Without the pictures, set down the records below word for word.

Items listed in a dataset

-- START --

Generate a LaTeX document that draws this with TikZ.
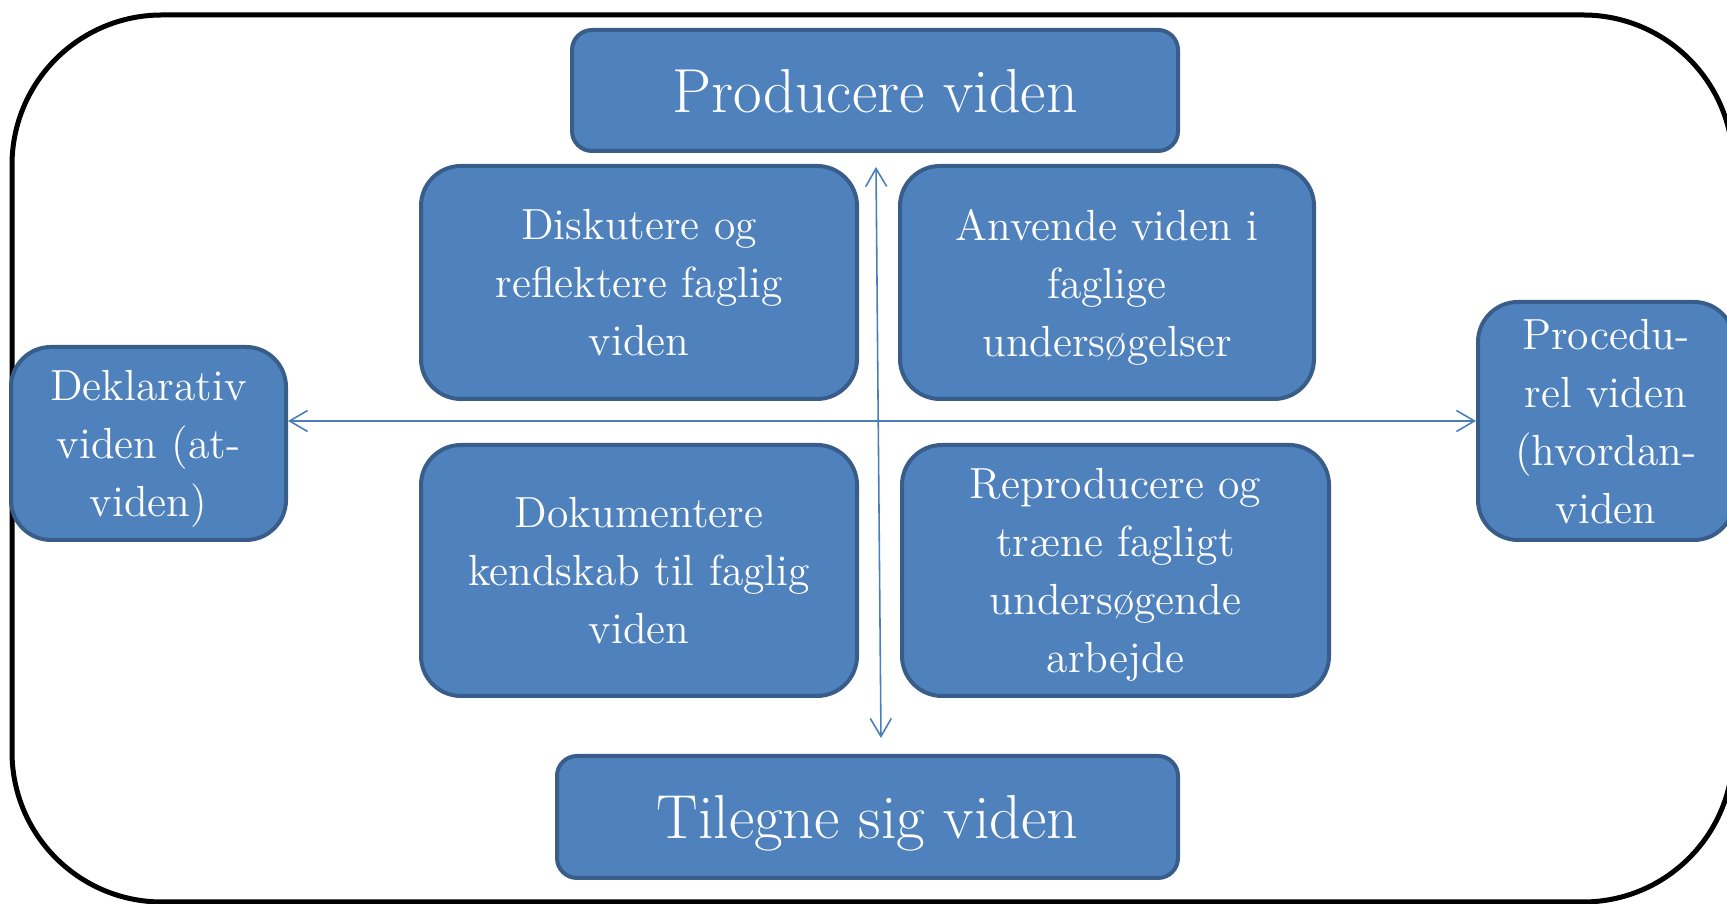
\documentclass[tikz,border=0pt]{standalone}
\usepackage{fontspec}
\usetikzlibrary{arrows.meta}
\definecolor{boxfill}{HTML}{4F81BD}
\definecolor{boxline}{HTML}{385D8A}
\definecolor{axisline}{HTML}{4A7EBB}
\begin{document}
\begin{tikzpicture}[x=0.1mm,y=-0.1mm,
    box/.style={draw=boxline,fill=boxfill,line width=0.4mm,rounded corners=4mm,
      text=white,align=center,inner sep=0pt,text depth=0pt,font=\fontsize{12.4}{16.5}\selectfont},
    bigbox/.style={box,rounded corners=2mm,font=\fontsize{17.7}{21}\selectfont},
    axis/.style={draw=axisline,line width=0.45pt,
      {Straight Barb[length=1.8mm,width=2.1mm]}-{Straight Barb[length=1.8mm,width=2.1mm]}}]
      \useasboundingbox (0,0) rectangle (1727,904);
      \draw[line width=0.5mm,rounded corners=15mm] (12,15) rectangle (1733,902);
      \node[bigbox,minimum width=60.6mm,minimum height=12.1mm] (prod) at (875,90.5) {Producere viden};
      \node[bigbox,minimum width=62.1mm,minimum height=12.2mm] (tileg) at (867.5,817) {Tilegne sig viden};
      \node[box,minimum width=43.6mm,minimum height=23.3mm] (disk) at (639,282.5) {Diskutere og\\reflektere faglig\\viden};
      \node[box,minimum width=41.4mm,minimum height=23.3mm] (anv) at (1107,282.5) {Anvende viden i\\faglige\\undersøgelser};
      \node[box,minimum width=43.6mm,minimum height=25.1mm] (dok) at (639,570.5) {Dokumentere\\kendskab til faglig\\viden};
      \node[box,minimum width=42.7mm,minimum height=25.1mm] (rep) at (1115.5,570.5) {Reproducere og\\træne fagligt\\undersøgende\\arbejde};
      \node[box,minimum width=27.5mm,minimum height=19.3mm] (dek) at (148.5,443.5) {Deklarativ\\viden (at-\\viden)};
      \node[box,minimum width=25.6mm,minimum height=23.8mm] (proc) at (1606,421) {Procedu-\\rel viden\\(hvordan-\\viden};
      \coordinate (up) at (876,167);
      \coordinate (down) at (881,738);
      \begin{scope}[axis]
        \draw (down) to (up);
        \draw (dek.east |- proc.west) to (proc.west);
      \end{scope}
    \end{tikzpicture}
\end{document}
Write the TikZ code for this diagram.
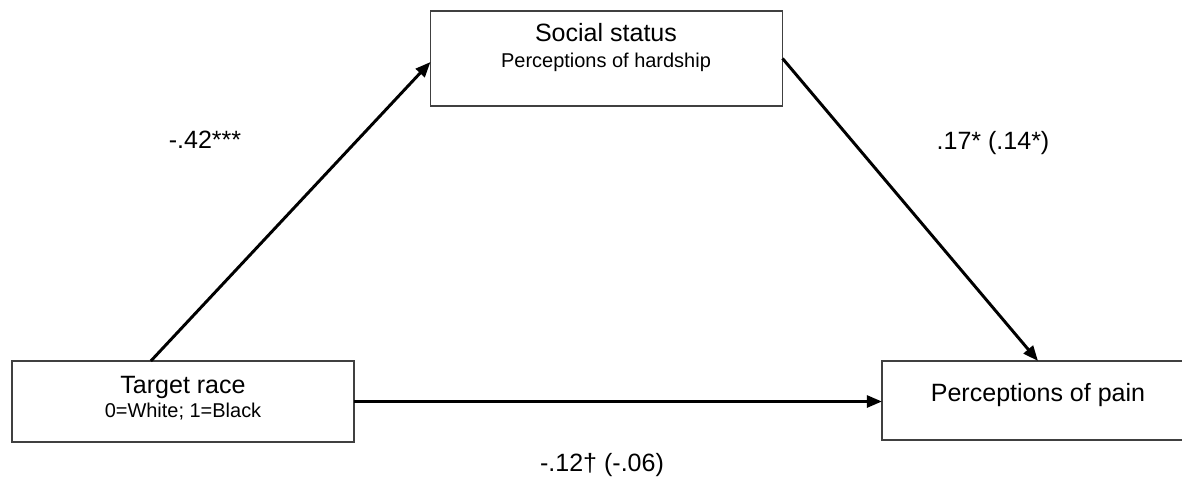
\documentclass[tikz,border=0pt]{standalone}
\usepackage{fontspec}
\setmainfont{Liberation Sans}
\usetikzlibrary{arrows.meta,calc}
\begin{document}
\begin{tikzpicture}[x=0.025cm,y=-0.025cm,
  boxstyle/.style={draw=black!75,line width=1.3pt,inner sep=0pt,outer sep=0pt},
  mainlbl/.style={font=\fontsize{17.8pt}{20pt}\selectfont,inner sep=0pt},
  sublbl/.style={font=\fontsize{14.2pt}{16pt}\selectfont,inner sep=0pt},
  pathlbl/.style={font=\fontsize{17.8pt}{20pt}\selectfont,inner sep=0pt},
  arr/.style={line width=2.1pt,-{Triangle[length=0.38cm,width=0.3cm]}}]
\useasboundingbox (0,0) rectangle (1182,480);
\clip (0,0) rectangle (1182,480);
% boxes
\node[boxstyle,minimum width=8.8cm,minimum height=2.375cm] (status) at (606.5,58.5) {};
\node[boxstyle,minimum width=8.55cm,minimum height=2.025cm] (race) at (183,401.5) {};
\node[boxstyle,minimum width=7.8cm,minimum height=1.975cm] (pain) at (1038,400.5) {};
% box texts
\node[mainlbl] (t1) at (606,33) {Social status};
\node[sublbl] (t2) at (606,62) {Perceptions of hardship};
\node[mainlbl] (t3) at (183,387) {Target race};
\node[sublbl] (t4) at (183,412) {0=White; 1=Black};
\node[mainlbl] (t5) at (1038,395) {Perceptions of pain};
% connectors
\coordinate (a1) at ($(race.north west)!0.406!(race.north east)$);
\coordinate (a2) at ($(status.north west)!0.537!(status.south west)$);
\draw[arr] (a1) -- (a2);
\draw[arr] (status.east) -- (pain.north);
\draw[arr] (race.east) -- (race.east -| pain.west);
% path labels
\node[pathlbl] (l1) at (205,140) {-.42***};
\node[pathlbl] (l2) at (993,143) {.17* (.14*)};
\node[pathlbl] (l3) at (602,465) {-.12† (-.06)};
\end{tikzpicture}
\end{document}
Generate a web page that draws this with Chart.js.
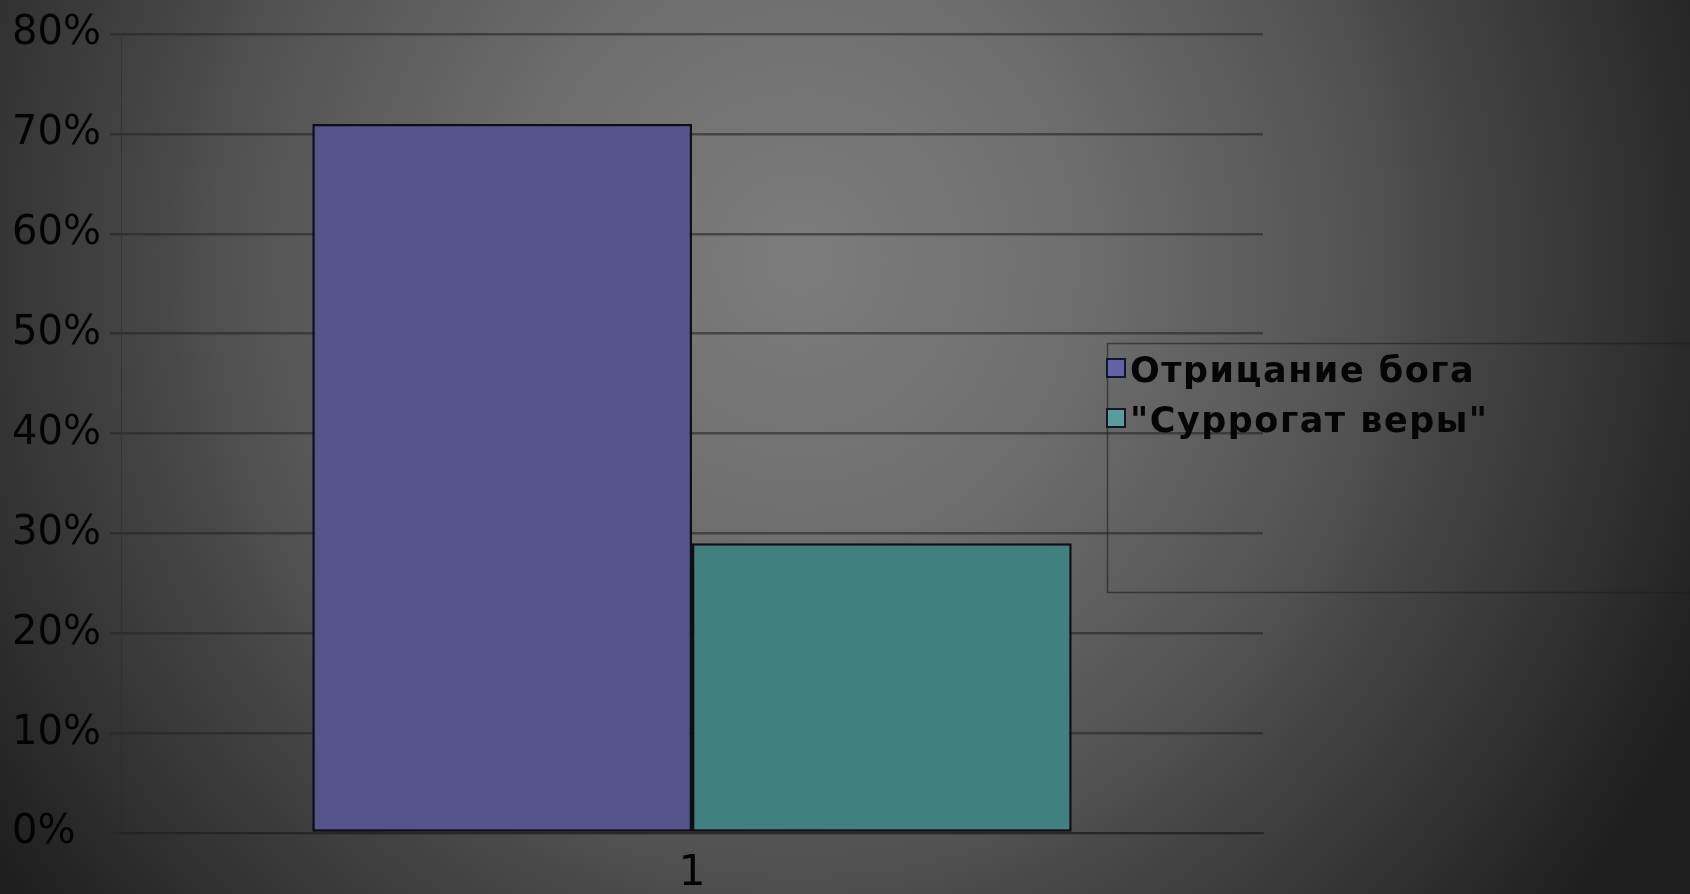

-- END --

SOLUTION:
Generate a LaTeX document that draws this with TikZ.
\documentclass[tikz,border=0pt]{standalone}
\usepackage{fontspec}
\usetikzlibrary{arrows.meta}
\definecolor{boxfill}{HTML}{4F81BD}
\definecolor{boxline}{HTML}{385D8A}
\definecolor{axisline}{HTML}{4A7EBB}
\begin{document}
\begin{tikzpicture}[x=0.1mm,y=-0.1mm,
    box/.style={draw=boxline,fill=boxfill,line width=0.4mm,rounded corners=4mm,
      text=white,align=center,inner sep=0pt,text depth=0pt,font=\fontsize{12.4}{16.5}\selectfont},
    bigbox/.style={box,rounded corners=2mm,font=\fontsize{17.7}{21}\selectfont},
    axis/.style={draw=axisline,line width=0.45pt,
      {Straight Barb[length=1.8mm,width=2.1mm]}-{Straight Barb[length=1.8mm,width=2.1mm]}}]
      \useasboundingbox (0,0) rectangle (1727,904);
      \draw[line width=0.5mm,rounded corners=15mm] (12,15) rectangle (1733,902);
      \node[bigbox,minimum width=60.6mm,minimum height=12.1mm] (prod) at (875,90.5) {Producere viden};
      \node[bigbox,minimum width=62.1mm,minimum height=12.2mm] (tileg) at (867.5,817) {Tilegne sig viden};
      \node[box,minimum width=43.6mm,minimum height=23.3mm] (disk) at (639,282.5) {Diskutere og\\reflektere faglig\\viden};
      \node[box,minimum width=41.4mm,minimum height=23.3mm] (anv) at (1107,282.5) {Anvende viden i\\faglige\\undersøgelser};
      \node[box,minimum width=43.6mm,minimum height=25.1mm] (dok) at (639,570.5) {Dokumentere\\kendskab til faglig\\viden};
      \node[box,minimum width=42.7mm,minimum height=25.1mm] (rep) at (1115.5,570.5) {Reproducere og\\træne fagligt\\undersøgende\\arbejde};
      \node[box,minimum width=27.5mm,minimum height=19.3mm] (dek) at (148.5,443.5) {Deklarativ\\viden (at-\\viden)};
      \node[box,minimum width=25.6mm,minimum height=23.8mm] (proc) at (1606,421) {Procedu-\\rel viden\\(hvordan-\\viden};
      \coordinate (up) at (876,167);
      \coordinate (down) at (881,738);
      \begin{scope}[axis]
        \draw (down) to (up);
        \draw (dek.east |- proc.west) to (proc.west);
      \end{scope}
    \end{tikzpicture}
\end{document}
Write the TikZ code for this diagram.
\documentclass[tikz,border=0pt]{standalone}
\usepackage{fontspec}
\setmainfont{Liberation Sans}
\usetikzlibrary{arrows.meta,calc}
\begin{document}
\begin{tikzpicture}[x=0.025cm,y=-0.025cm,
  boxstyle/.style={draw=black!75,line width=1.3pt,inner sep=0pt,outer sep=0pt},
  mainlbl/.style={font=\fontsize{17.8pt}{20pt}\selectfont,inner sep=0pt},
  sublbl/.style={font=\fontsize{14.2pt}{16pt}\selectfont,inner sep=0pt},
  pathlbl/.style={font=\fontsize{17.8pt}{20pt}\selectfont,inner sep=0pt},
  arr/.style={line width=2.1pt,-{Triangle[length=0.38cm,width=0.3cm]}}]
\useasboundingbox (0,0) rectangle (1182,480);
\clip (0,0) rectangle (1182,480);
% boxes
\node[boxstyle,minimum width=8.8cm,minimum height=2.375cm] (status) at (606.5,58.5) {};
\node[boxstyle,minimum width=8.55cm,minimum height=2.025cm] (race) at (183,401.5) {};
\node[boxstyle,minimum width=7.8cm,minimum height=1.975cm] (pain) at (1038,400.5) {};
% box texts
\node[mainlbl] (t1) at (606,33) {Social status};
\node[sublbl] (t2) at (606,62) {Perceptions of hardship};
\node[mainlbl] (t3) at (183,387) {Target race};
\node[sublbl] (t4) at (183,412) {0=White; 1=Black};
\node[mainlbl] (t5) at (1038,395) {Perceptions of pain};
% connectors
\coordinate (a1) at ($(race.north west)!0.406!(race.north east)$);
\coordinate (a2) at ($(status.north west)!0.537!(status.south west)$);
\draw[arr] (a1) -- (a2);
\draw[arr] (status.east) -- (pain.north);
\draw[arr] (race.east) -- (race.east -| pain.west);
% path labels
\node[pathlbl] (l1) at (205,140) {-.42***};
\node[pathlbl] (l2) at (993,143) {.17* (.14*)};
\node[pathlbl] (l3) at (602,465) {-.12† (-.06)};
\end{tikzpicture}
\end{document}
Generate a web page that draws this with Chart.js.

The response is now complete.